Atern’s eight Principles are:
- Focus on the business need
- Deliver on time
- Collaborate
- Never compromise quality
- Develop iteratively
- Build incrementally from firm foundations
- Communicate continuously and clearly
- Demonstrate control
What is Planning Poker?
Planning Poker is an Agile tool for estimating software development projects. It's a technique that minimises "anchoring" which arises when a group openly discusses items of risk or uncertainty. Numbered "estimate card" are played simultaneously by each team member such that it cannot be seen by the other players.
A study by K. Molokken-Ostvold and N.C. Haugen found that estimates obtained through the Planning Poker process were less optimistic and more accurate than estimates obtained through mechanical combination of individual estimates for the same tasks.
What is Scrum?
Scrum is a lightweight agile method for software development or project management, named after the scrum procedure in the sport of rugby.
Charateristics include:
- A living backlog of prioritized work to be done
- Completion of a largely fixed set of backlog items in a series of short iterations or sprints
- A brief daily meeting or scrum, at which progress is explained, upcoming work is described and impediments are raised
- A brief planning session in which the backlog items for the sprint will be defined
- A brief heartbeat retrospective, at which all team members reflect about the past sprint
- Scrum is facilitated by a ScrumMaster, but the team is self-organising
Scrum enables the creation of self-organising teams by encouraging verbal communication across all team members and across all disciplines that are involved in the project.
A key principle of Scrum is its recognition that fundamentally empirical challenges cannot be addressed successfully in a traditional "process control" manner.
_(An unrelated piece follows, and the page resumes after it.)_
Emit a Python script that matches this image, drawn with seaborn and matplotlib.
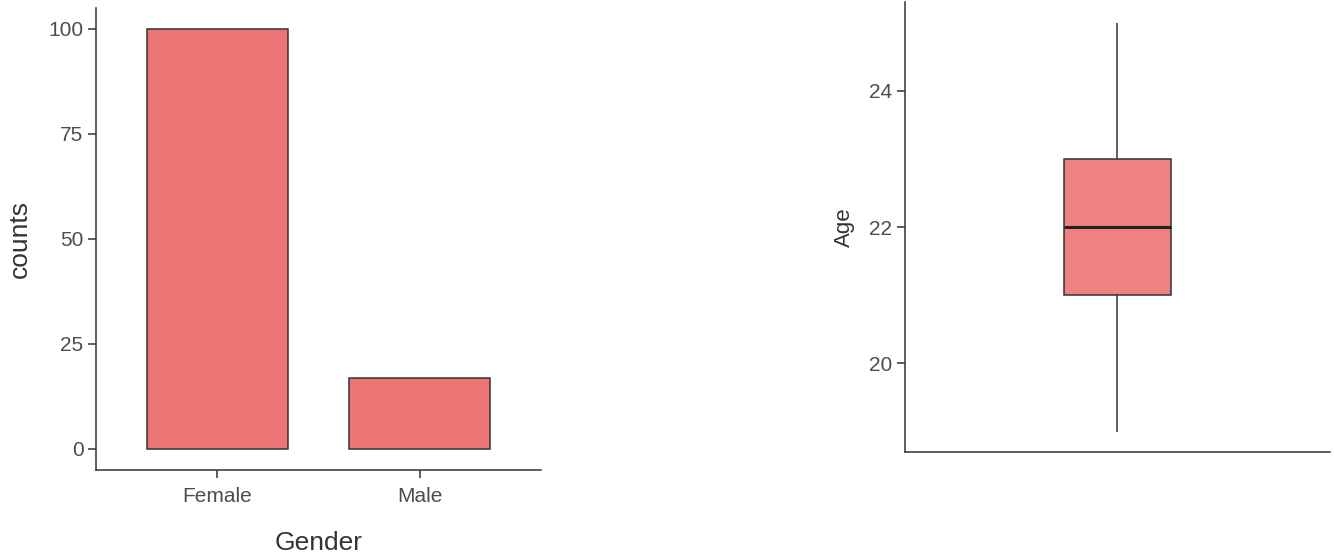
import matplotlib
matplotlib.use("Agg")
import matplotlib.pyplot as plt
import seaborn as sns
import pandas as pd

# Counts per gender
genders = ["Female", "Male"]
counts = [100, 17]

# Participant ages
ages = [19, 20, 21, 21, 22, 22, 22, 23, 23, 24, 25]

bar_color = "#EC7474"
box_color = "#EE8282"
edge_color = "#333333"
tick_color = "#4D4D4D"
title_color = "#333333"

sns.set_theme(style="white")
plt.rcParams["font.family"] = ["Liberation Sans", "DejaVu Sans"]

fig = plt.figure(figsize=(13.34, 5.52), dpi=100)
ax1 = fig.add_axes([0.072, 0.1486, 0.3336, 0.837])
ax2 = fig.add_axes([0.6784, 0.1812, 0.3186, 0.815])

# Left panel: bar chart of counts
df_counts = pd.DataFrame({"Gender": genders, "counts": counts})
sns.barplot(data=df_counts, x="Gender", y="counts", ax=ax1, color=bar_color,
            width=0.7, edgecolor=edge_color, linewidth=1.1, saturation=1)
ax1.set_xlim(-0.6, 1.6)
ax1.set_ylim(-5, 105)
ax1.set_yticks([0, 25, 50, 75, 100])
ax1.set_xlabel("Gender", fontsize=19, color=title_color, labelpad=18)
ax1.set_ylabel("counts", fontsize=19, color=title_color, labelpad=12)
ax1.tick_params(axis="y", labelsize=15, colors=tick_color, length=6, width=1.1,
                left=True, pad=3)
ax1.tick_params(axis="x", labelsize=15, colors=tick_color, length=6, width=1.1,
                bottom=True, pad=6)

# Right panel: box plot of ages
df_age = pd.DataFrame({"Age": ages})
sns.boxplot(data=df_age, y="Age", ax=ax2, color=box_color, width=0.5,
            saturation=1, linecolor=edge_color, linewidth=1.1,
            medianprops={"linewidth": 2.2, "color": "#222222"},
            whiskerprops={"linewidth": 1.1}, capprops={"linewidth": 0})
ax2.set_xlim(-1, 1)
ax2.set_ylim(18.7, 25.3)
ax2.set_yticks([20, 22, 24])
ax2.set_xticks([])
ax2.set_xlabel("")
ax2.set_ylabel("Age", fontsize=16, color=title_color, labelpad=10)
ax2.tick_params(axis="y", labelsize=15, colors=tick_color, length=6, width=1.1,
                left=True, pad=3)

for ax in (ax1, ax2):
    sns.despine(ax=ax)
    for side in ("left", "bottom"):
        ax.spines[side].set_color("#333333")
        ax.spines[side].set_linewidth(1.1)
    ax.tick_params(color="#333333")

fig.savefig("out.png", dpi=100)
As such, Scrum adopts an empirical approach – accepting that the problem cannot be fully understood or defined, focusing instead on maximizing the team's ability to respond in an agile manner to emerging challenges.
What's "Timeboxing"?
Timeboxing is a very important aspect of all DSDM - Atern projects. It's also used in Scrum "Sprint" process.
It is an approach to working that is driven by deadlines. Without timeboxing, project teams may lose their focus and run out of control.
Timeboxing is a process by which defined objectives are reached at pre-determined and immovable dates through continuous prioritisation and flexing of requirements.
Newspaper editors work in this way all the time. They have a deadline and they have a fixed amount of space in which they can publish their articles. Everything may be planned out, but the world doesn’t stop happening just to meet newspaper deadlines. So sometimes late news arrives and when it does, space needs to be found for it. The only way to do this, if the new story is more important than anything already in the paper, is to shorten some existing articles or even to leave them out altogether.